YOUR OBJECTIVE:
Copy every line in which the string "chart" occurs.

— start —

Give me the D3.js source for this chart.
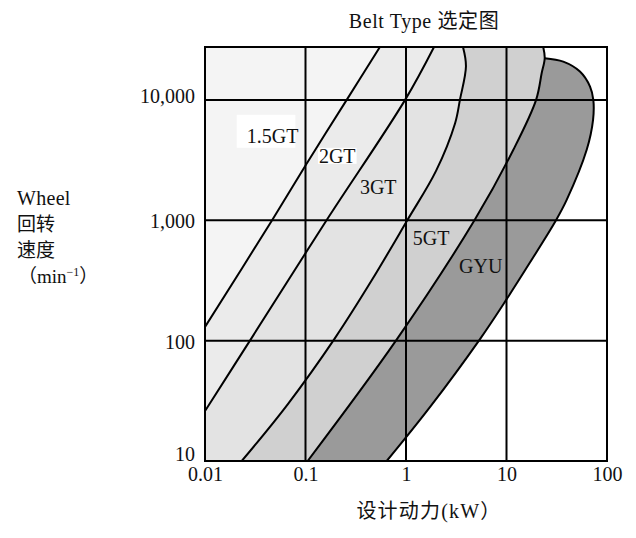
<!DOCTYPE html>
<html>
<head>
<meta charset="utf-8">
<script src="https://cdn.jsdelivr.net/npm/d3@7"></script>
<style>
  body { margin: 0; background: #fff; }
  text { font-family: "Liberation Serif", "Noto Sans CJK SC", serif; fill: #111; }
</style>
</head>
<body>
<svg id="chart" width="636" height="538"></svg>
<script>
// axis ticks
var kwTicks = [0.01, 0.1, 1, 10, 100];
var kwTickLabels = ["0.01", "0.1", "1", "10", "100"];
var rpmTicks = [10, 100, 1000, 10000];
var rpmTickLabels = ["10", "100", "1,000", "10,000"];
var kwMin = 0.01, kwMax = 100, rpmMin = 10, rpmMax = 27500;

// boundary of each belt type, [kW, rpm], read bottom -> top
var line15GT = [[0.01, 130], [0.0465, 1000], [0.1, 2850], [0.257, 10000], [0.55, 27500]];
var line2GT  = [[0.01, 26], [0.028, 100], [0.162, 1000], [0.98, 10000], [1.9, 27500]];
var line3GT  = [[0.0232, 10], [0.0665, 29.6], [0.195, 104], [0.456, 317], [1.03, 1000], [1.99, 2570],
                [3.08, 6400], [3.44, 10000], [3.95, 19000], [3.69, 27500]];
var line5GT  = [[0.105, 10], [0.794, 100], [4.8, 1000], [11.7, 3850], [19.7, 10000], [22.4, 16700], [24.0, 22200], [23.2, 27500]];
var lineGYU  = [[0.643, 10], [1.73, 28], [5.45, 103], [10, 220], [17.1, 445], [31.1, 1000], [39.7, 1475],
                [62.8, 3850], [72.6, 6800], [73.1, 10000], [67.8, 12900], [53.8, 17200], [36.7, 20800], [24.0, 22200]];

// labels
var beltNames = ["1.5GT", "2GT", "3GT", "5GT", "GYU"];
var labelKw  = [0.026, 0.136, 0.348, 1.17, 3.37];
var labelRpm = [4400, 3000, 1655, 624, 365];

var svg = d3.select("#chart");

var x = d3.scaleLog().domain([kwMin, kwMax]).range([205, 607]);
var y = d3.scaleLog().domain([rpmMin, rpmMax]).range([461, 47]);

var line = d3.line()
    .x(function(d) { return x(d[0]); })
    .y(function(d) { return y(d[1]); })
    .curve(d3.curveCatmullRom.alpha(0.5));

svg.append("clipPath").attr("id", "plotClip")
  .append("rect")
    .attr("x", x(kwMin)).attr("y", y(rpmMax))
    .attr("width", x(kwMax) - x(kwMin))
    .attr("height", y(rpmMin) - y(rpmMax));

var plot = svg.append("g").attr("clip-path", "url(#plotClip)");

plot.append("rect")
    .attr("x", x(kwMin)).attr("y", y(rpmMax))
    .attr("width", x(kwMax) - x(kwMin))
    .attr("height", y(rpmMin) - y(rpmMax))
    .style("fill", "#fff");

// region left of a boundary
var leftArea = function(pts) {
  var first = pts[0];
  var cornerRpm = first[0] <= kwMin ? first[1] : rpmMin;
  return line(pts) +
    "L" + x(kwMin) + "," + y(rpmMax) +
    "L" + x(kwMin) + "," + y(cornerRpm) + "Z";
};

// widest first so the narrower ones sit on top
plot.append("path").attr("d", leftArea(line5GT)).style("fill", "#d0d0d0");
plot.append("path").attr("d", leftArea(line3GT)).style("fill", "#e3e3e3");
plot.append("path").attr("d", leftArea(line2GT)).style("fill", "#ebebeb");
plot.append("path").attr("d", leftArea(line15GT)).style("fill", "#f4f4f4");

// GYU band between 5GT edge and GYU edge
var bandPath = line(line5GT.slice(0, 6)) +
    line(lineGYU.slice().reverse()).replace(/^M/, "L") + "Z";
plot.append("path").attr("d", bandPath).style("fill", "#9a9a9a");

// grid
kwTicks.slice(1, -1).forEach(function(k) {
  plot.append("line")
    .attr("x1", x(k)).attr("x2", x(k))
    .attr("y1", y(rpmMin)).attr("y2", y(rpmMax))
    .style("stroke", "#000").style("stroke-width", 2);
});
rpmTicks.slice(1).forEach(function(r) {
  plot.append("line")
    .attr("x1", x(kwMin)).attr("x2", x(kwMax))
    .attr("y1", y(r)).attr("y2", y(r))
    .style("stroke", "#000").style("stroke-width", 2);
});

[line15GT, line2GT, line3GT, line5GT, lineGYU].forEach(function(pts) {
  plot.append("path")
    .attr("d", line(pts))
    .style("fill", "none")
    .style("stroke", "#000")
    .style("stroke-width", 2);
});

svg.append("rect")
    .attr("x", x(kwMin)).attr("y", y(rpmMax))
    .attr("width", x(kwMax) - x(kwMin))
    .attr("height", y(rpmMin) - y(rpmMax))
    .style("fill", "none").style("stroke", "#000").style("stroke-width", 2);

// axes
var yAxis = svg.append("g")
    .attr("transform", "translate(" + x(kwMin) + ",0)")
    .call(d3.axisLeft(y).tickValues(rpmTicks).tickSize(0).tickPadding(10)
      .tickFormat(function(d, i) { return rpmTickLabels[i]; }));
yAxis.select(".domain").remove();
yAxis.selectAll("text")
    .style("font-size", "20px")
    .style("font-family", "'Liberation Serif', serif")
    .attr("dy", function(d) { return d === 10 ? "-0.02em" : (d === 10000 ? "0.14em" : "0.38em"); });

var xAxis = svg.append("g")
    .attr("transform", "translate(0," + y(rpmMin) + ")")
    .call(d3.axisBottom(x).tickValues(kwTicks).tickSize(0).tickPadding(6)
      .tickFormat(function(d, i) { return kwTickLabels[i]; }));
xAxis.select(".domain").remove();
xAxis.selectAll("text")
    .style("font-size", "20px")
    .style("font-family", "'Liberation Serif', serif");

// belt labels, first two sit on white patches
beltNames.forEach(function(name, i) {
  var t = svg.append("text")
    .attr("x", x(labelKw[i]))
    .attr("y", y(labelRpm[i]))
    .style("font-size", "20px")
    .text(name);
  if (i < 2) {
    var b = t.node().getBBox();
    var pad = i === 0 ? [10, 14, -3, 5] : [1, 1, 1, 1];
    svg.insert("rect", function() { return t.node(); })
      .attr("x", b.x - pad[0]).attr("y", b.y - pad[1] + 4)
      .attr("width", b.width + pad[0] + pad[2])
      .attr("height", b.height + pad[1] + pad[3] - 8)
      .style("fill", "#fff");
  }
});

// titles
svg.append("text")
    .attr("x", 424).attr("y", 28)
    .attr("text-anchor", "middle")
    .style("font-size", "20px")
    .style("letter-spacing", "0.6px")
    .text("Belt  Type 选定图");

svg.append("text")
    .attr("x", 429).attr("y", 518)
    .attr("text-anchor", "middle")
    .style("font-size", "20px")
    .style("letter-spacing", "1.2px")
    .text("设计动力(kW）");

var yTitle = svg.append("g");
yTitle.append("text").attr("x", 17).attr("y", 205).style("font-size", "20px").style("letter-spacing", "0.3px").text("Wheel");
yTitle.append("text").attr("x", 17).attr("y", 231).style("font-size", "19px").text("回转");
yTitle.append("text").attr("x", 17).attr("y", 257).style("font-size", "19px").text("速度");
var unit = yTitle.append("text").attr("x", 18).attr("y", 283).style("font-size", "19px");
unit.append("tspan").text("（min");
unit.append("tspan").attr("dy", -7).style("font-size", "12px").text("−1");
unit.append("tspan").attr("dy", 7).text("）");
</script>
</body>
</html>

— end —

ANSWER TO THE PROBLEM:
Give me the D3.js source for this chart.
<svg id="chart" width="636" height="538"></svg>
var svg = d3.select("#chart");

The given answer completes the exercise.